AIV briefadvies inzake Oostelijk Partnerschap
Rusland en Turkije en zijn nodig bij Oostelijke Burenbeleid EU
17-03-2009 | Persbericht | Ministerie van Buitenlandse Zaken
In een vandaag uitgekomen advies over het `Oostelijk Partnerschap'
constateert de Adviesraad Internationale Vraagstukken (AIV) dat de
Europese Unie bij het ontwikkelen van een beleid voor de Oostelijke
buurlanden twee belangrijke regionale spelers niet uit het oog mag
verliezen: Rusland en Turkije. Rusland maakt op eigen verzoek geen
deel uit van het nabuurschapsbeleid, maar is natuurlijk de 'andere
buur' van de oostelijke buren van de EU. Turkije is niet alleen
kandidaat-lidstaat van de EU, maar is tevens een belangrijke partner
van de drie kaukasische republieken.
Het Oostelijk Partnerschap
De AIV heeft het briefadvies op verzoek van de regering uitgebracht
naar aanleiding van de voorstellen die de Europese Commissie in
december 2008 heeft gedaan om te komen tot een Oostelijk Partnerschap.

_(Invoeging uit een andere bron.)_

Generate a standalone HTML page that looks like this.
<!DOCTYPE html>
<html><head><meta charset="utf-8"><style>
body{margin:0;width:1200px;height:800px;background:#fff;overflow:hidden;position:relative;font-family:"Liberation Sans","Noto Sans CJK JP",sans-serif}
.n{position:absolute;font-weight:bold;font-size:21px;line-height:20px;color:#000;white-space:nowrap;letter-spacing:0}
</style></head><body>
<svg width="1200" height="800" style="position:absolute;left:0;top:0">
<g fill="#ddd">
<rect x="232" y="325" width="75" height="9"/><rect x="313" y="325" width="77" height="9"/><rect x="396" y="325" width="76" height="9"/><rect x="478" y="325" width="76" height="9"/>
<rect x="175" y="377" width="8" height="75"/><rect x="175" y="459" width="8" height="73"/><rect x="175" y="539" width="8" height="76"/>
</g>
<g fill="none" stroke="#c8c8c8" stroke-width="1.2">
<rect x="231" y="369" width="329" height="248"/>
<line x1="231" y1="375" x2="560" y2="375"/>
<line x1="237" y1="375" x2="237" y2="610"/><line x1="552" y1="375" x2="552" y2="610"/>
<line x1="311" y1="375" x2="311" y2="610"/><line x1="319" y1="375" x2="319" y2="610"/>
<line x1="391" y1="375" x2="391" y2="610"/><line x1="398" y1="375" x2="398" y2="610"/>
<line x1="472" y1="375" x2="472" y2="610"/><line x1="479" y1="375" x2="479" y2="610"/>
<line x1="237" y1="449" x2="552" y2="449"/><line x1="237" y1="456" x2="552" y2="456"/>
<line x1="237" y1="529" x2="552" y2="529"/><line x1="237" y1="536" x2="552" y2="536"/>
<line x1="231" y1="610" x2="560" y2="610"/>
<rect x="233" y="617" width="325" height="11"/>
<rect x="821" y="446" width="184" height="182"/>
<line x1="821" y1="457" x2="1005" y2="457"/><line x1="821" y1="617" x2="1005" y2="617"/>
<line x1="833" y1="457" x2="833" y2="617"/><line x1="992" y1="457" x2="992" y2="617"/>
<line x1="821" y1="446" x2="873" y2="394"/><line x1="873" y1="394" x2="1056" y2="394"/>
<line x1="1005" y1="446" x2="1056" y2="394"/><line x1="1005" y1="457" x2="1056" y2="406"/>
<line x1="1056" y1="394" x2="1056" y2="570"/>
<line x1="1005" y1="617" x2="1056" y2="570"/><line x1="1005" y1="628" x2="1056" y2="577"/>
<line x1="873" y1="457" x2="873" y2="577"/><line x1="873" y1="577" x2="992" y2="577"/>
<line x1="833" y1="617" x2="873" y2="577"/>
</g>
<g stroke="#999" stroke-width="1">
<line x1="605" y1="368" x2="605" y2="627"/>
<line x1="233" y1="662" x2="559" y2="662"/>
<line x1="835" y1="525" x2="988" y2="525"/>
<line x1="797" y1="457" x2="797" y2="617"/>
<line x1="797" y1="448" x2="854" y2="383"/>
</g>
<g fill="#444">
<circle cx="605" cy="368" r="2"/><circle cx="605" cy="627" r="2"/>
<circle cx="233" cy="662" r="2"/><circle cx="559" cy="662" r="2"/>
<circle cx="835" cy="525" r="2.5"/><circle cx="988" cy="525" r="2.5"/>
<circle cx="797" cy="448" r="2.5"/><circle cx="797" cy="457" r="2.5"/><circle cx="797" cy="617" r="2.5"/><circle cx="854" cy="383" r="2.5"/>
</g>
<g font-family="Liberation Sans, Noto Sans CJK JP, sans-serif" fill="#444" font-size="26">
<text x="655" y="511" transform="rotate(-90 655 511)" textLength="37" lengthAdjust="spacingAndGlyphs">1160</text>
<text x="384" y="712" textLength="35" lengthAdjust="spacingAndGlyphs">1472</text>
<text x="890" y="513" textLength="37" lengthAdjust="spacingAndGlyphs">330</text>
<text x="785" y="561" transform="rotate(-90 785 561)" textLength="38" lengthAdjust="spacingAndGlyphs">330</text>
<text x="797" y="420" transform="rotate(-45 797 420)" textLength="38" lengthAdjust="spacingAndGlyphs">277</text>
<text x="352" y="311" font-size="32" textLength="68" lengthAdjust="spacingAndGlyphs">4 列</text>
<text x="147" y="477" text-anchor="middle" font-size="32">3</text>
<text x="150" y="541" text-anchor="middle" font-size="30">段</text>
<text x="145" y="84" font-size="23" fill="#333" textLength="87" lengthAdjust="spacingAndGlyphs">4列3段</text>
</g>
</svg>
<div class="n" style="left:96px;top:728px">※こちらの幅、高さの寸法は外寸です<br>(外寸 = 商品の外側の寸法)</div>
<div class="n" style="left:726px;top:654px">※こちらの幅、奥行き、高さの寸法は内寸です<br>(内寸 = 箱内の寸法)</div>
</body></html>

De AIV is positief over het feit dat de Commissie speciale aandacht
geeft aan de oostelijke buurlanden - Oekraïne, Moldavië, Georgië,
Armenië en Azerbeidzjan en over enige tijd wellicht Wit-Rusland. De EU
kan een positieve rol spelen bij de economische ontwikkeling en de
vergroting van stabiliteit van deze landen. Daarnaast heeft de EU
eigen belangen in deze regio, speciaal op energiegebied, die een
grotere aandacht rechtvaardigen. De AIV ziet in het Oostelijk
Partnerschap mogelijkheden tot multilaterale samenwerking waar het
Europees Nabuurschapsbeleid alleen in bilaterale samenwerking
voorziet. De meerwaarde van het Oostelijk Partnerschap zit met name in
de ruimere toegang tot de interne markt van de EU en diepe en
omvattende vrijhandelsakkoorden op de lange termijn. Daarnaast noopt
de huidige economische crisis de EU om de economische en financiële
steun aan deze landen een hoge prioriteit te geven.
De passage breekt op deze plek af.